The Blue Compass RV data pipeline is designed to centralize data ownership, ensure comprehensive data collection, and enable rapid analysis and personalization.

The pipeline follows a linear flow from data generation to activation:

  1. Event Tracking: User interactions are captured via Cloudflare, Tag Manager, and Rudderstack.
  2. Extract & Load: Data is ingested from various sources (Ads, CRM, etc.) using Airbyte and stored in the data lake.
  3. Transform & Store: Raw data is processed and modeled in Databricks, creating a clean and reliable source of truth.
  4. Visualize & Activate: Modeled data is consumed by Power BI for reporting and Braze for customer engagement.
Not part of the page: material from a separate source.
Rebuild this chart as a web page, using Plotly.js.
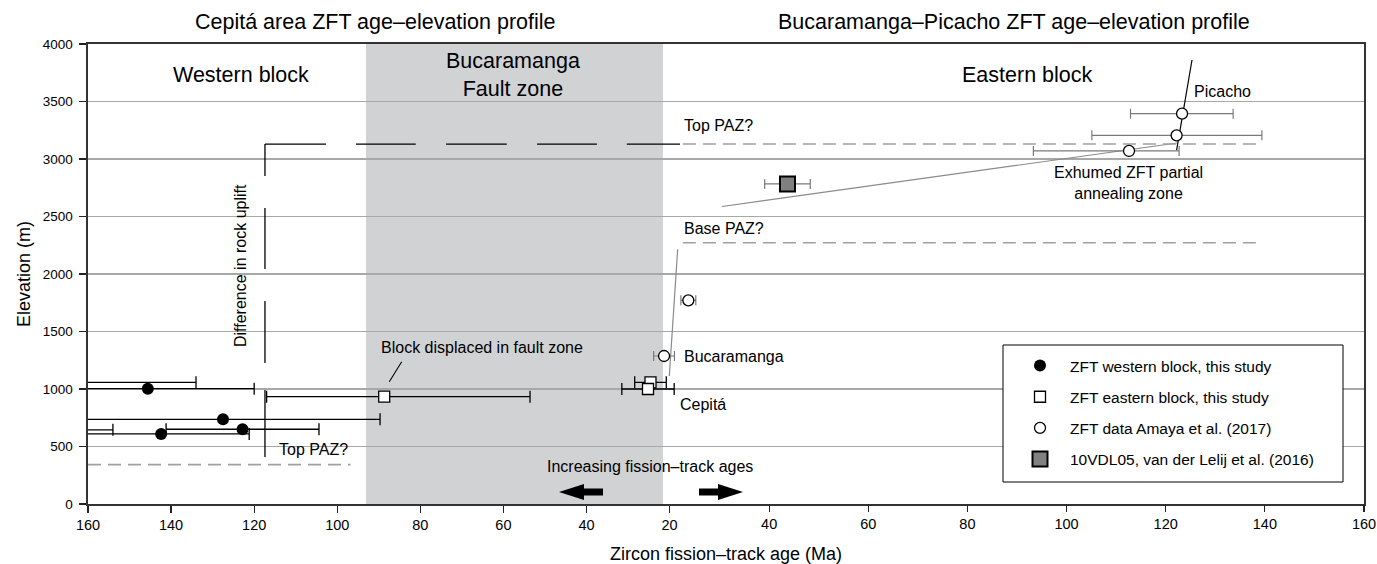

This detailed view illustrates the specific components and their interactions:

  • Sources: DigitalOcean (API Proxy), Airbyte (Ad Networks), and Cloudflare/Rudderstack (Web Events).
  • Storage: Data is staged in ADLS/S3 buckets before being processed.
  • Processing: Databricks handles the heavy lifting, moving data through Raw, Cleaned, and Production catalogs.
  • Identity: Rudderstack resolves user identities across devices and sessions.
  • Destinations: The final output powers business intelligence dashboards and marketing automation platforms.